The Source of Peace and Energy

"Princes also did sit and speak against me; but Thy servant did meditate on Thy statutes" (Psalm 119:23).

"I will run the way of Thy commandments, when Thou shalt enlarge my heart" (Psalm 119:32).

The Psalmist desired that his way might be directed by God's statutes (v. 5): he desired that it might be cleansed from every sin and inconsistency by His word (v. 9) and that he might not at any time wander from the commandments of God (v. 10), and he was sure that only God by His Word could preserve him from this, so he sought Him with His whole heart. Yet for all that he was a misunderstood man, not by those who were poor and humble, but by the princes of his people. Notice how he puts it: "princes did SIT." While he walked and laboured they sat and watched him. They did not sit in the learner's seat, but on the judge's bench, and from thence they spake against him. Well, that is easy, even if it be presumptuous work. It requires no spiritual power to sit and speak against others, no God-given purpose, no earnest prayer, no diligent study of the Word, though all these are needed if a man is to walk in the way of God's commandments.

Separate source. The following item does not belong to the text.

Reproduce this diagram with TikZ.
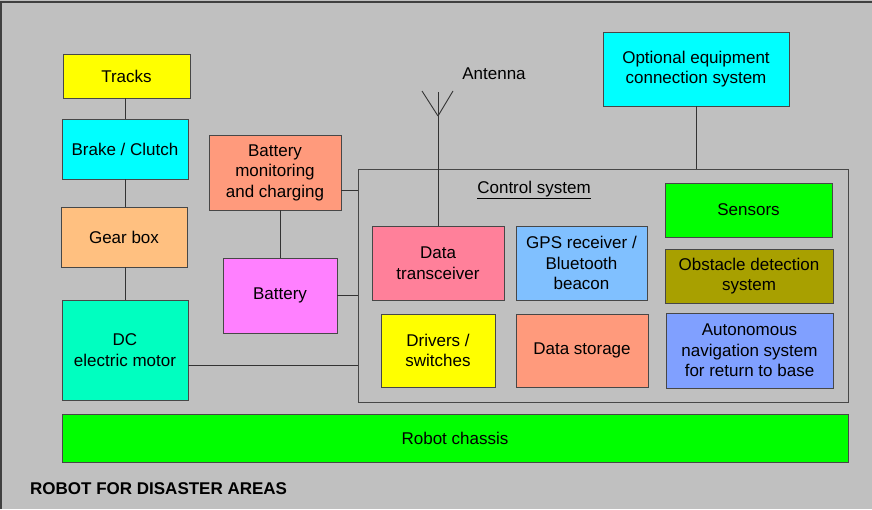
\documentclass[tikz,border=0pt]{standalone}
\usepackage{fontspec}
\setmainfont{Liberation Sans}
\usetikzlibrary{positioning,calc}
\definecolor{panelgray}{HTML}{C0C0C0}
\definecolor{aqua}{HTML}{00FFFF}
\definecolor{brightgreen}{HTML}{00FF00}
\definecolor{brightyellow}{HTML}{FFFF00}
\definecolor{mintgreen}{HTML}{00FFC0}
\definecolor{lightorange}{HTML}{FFC080}
\definecolor{salmon}{HTML}{FF9A7C}
\definecolor{violetpink}{HTML}{FF80FF}
\definecolor{rosepink}{HTML}{FF809A}
\definecolor{skyblue}{HTML}{80C0FF}
\definecolor{olive}{HTML}{A8A000}
\definecolor{periwinkle}{HTML}{80A0FF}
\tikzset{
  unit/.style={draw=black!72,line width=0.9pt,align=center,inner sep=0pt,
    font=\fontsize{17}{20.5}\selectfont},
  wire/.style={draw=black!80,line width=0.9pt}
}

\begin{document}
\begin{tikzpicture}[x=1pt,y=-1pt,
  label text/.style={font=\fontsize{17}{20.5}\selectfont,inner sep=0pt}
]
  \useasboundingbox (0,0) rectangle (872,509);
  \fill[panelgray] (0,0) rectangle (872,509);
  \draw[black!75,line width=1.4pt] (1,509) -- (1,2) -- (872,2);
  \node[unit,fill=brightyellow,minimum width=127pt,minimum height=44pt] (tracks) at (126.5,76) {Tracks};
  \node[unit,fill=aqua,minimum width=126pt,minimum height=60pt] (brake) at (125,149) {Brake / Clutch};
  \node[unit,fill=lightorange,minimum width=126pt,minimum height=60pt] (gearbox) at (124,237) {Gear box};
  \node[unit,fill=mintgreen,minimum width=126pt,minimum height=100pt] (dcmotor) at (125,350) {DC\\electric motor};
  \node[unit,fill=salmon,minimum width=132pt,minimum height=75pt] (batmon) at (275,172.5) {Battery\\monitoring\\and charging};
  \node[unit,fill=violetpink,minimum width=114pt,minimum height=75pt] (battery) at (280,295.5) {Battery};
  \node[unit,minimum width=490pt,minimum height=233pt] (ctrl) at (603,285.5) {};
  \node[label text] (ctrllabel) at (534,190) {\underline{Control system}};
  \node[unit,fill=aqua,minimum width=186pt,minimum height=74pt] (optional) at (696,69) {Optional equipment\\connection system};
  \node[unit,fill=brightgreen,minimum width=167pt,minimum height=54pt] (sensors) at (748.5,210) {Sensors};
  \node[unit,fill=olive,minimum width=168pt,minimum height=54pt] (obstacle) at (749,276) {Obstacle detection\\system};
  \node[unit,fill=periwinkle,minimum width=167pt,minimum height=75pt] (autonav) at (749.5,350.5) {Autonomous\\navigation system\\for return to base};
  \node[unit,fill=rosepink,minimum width=132pt,minimum height=74pt] (transceiver) at (438,263) {Data\\transceiver};
  \node[unit,fill=skyblue,minimum width=131pt,minimum height=74pt] (gps) at (581.5,263) {GPS receiver /\\Bluetooth\\beacon};
  \node[unit,fill=brightyellow,minimum width=114pt,minimum height=73pt] (drivers) at (438,350.5) {Drivers /\\switches};
  \node[unit,fill=salmon,minimum width=132pt,minimum height=73pt] (storage) at (582,350.5) {Data storage};
  \node[unit,fill=brightgreen,minimum width=786pt,minimum height=48pt] (chassis) at (455,438) {Robot chassis};
  \node[label text] (antennalabel) at (494,74) {Antenna};
  \node[label text,anchor=west,font=\fontsize{17}{20}\selectfont\bfseries] (title) at (30,489) {ROBOT FOR DISASTER AREAS};
  \coordinate (antfeed) at (438,116);
  \coordinate (antmast) at (438,92);
  \coordinate (motortap) at ($(dcmotor.south east)!0.35!(dcmotor.north east)$);
  \coordinate (monitortap) at ($(batmon.south east)!0.27!(batmon.north east)$);
  \draw[wire] (brake.north) -- (brake.north |- tracks.south);
  \draw[wire] (brake.south) -- (brake.south |- gearbox.north);
  \draw[wire] (dcmotor.north) -- (dcmotor.north |- gearbox.south);
  \draw[wire] (motortap) -- (ctrl.west |- motortap);
  \draw[wire] (monitortap) -- (ctrl.west |- monitortap);
  \draw[wire] (battery.east) -- (ctrl.west |- battery.east);
  \draw[wire] (battery.north) -- (battery.north |- batmon.south);
  \draw[wire] (optional.south) -- (optional.south |- ctrl.north);
  \draw[wire] (transceiver.north) -- (antmast);
  \draw[wire] (antfeed) -- ++(-16,-25) (antfeed) -- ++(15,-25);
\end{tikzpicture}
\end{document}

Now while these princes sat in the judgment seat they were neglecting their God-appointed work. He had called them to bring their offerings to Him, as we read in Numbers 7; and to dig the wells for the refreshment of the people, as we read in Numbers 21:18. God had given to them this two-fold ministry — offering to God, and refreshing the people; but these princes had forgotten their high and holy calling and were spending their time speaking against a man whose heart was set upon the ways of God.

But the Psalmist was a wise man, made wise by the Word that he loved, and though he felt the hard words that were spoken against him, and felt them keenly, he did not retaliate, he does not seem to have thought it worth his while to defend himself. He turned to God and His word. He says "But THY SERVANT did meditate in THY STATUTES." Wise man, he knew the source of hope and comfort and peace. It was the word that had caused him to hope (v. 49), and that same word was his comfort in his affliction (v. 50). We are reminded of a beautiful New Testament word, "That we through patience and comfort of the Scriptures might have hope" (Rom. 15:4).

It is a great stay to the soul of a man when he can look up into the face of God and say, "I am Thy servant;" he will be ready then to serve all, even the weakest of saints, and the weaker and more ignorant they are the more keen will he be to serve them; he will be ready to serve all men, yet be the servant of none. God's thoughts and will for His servants are revealed in His word and there alone, hence the Psalmist says, "Thy servant did meditate in Thy statutes." What peace that meditation would give him, what poise to his soul! How it would lift him above the irritation that this criticism would otherwise have caused him! How it would help him to adjust his ways not to the opinions of his self-appointed judges, but to the will of God whose servant he was!

His meditation in the word of God revived his soul and made him eager not to walk in God's way only but to run in it. "I will RUN in the way of Thy commandments," he says. Now God's commandments are not grievous, yet not many seem eager to run in the way of them, and many who do desire stumble and fail, and seem to lack the spiritual power and energy necessary. The Psalmist had discovered the secret of this zeal and energy. "I will run," he says, "when Thou shalt have enlarged my heart." No man can run in the way of God's commandments if his heart is narrowed and his spiritual affections cramped. The Christians at Corinth made a sad mess of their testimony and made no progress in the heavenly race because they were straightened by their worldliness and party strife, they had but a feeble apprehension of the fullness of the love wherewith God loved them, and the breadth and greatness of His interests on earth.

"Be ye enlarged" urged the Apostle. "I will run in the way of Thy commandments," said the Psalmist, "when Thou shalt have enlarged my heart." Fetters that bind the feet drop off when the heart is enlarged. Think of the words, "Strengthened with all might by His Spirit in the inner man, that Christ might dwell in your hearts by faith; that ye, being rooted and grounded in love, may be able to comprehend with all saints what is the breadth, and length, and depth and height; and to know the love of Christ that passeth knowledge, that ye might be filled with all the fullness of God" (Eph. 3:16-19).

The traditions of men and their rules and regulations and standards of conduct chill and narrow the heart; it is this love that passeth knowledge, love that never faileth, that enlarges the heart, and the man with the enlarged heart will run, he cannot help it, and he will run in the way of the commandments of the Lord. "And this is His commandment that ye should believe on the Name of His Son Jesus Christ, and LOVE ONE ANOTHER, as He gave us commandment" (1 John 3).